Sunday, May 14

American Sports

The Gnome supposes it is inevitable he will have to write about American sports eventually, so feels it is as well to get it over with now.

What are they all about?

No, really- somebody explain it. How does the world's only superpower end up with a monopoly on the world's most boring sports? Sports that virtually nobody else plays, or has any interest in?

American Football
A game resembling rugby with all the speed, skill and excitement surgically removed. American Football had a brief moment in the sun a decade or so ago in England when a (then) new television channel started showing highlights. It did very well, and understandably so. It is a great spectator game when something is happening. The trouble is, things only actually happen for about 30 seconds and then there is a 5 minute break.
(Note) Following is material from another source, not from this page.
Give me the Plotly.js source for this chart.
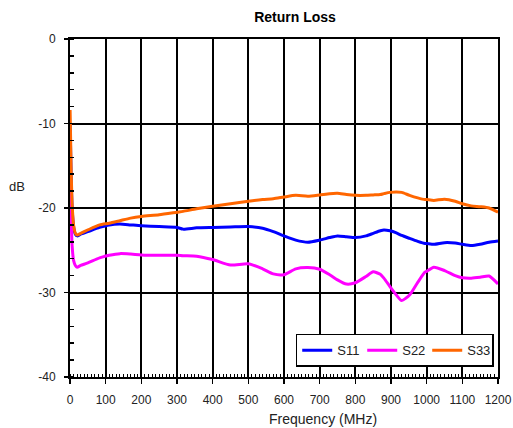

As soon as games were shown live everybody turned off through boredom.

As an avid cricket fan, the Gnome can sort of understand the fascination with baseball. The traditions, the history, the slow pace, the arcane rules. All of these are familiar to anyone brought up on cricket. But you have to ask the question - why not just play cricket? All the other ex-colonies took it up, what made the USA think rounders was a more suitable sport? And as for the concept of a 'World' Series between Toad Suck, Arkansas and Glory Hole, Montana, no comment will be made.

NASCAR racing
Come on, be serious now. Driving round and round an oval track for two hours is not a sport. It's dull. More fun can be had watching the M25 around London - at least people occasionally try to overtake each other and sometimes even change lanes. There's also more chance of seeing a life threatening accident which, let us all be honest, is the only reason anyone watches motor car racing of any kind...

The Gnome's strongest dislike is for this 'sport'. Grown men (rather too well grown if one is to be truthful) run up and down a small court and score every single time. So the score goes from 0-0, to 2-0, to 2-2, to 4-2, to 4-4 etc etc ad infinitum. Thirty seconds before the final whistle, every game the Gnome has seen has been tied on 110-110. These last 30 seconds determine the winner of every game... Basketball could, and should, be reduced to a 30 second game. Everything that went on before is pointless.

Whatever sport is watched on American TV, it is constantly interrupted by adverts. Despite his profession, the Gnome does not generally approve of adverts interrupting sports, but in the case of American style sports, he is sad to say the adverts are often far more entertaining than the sport they interrupt.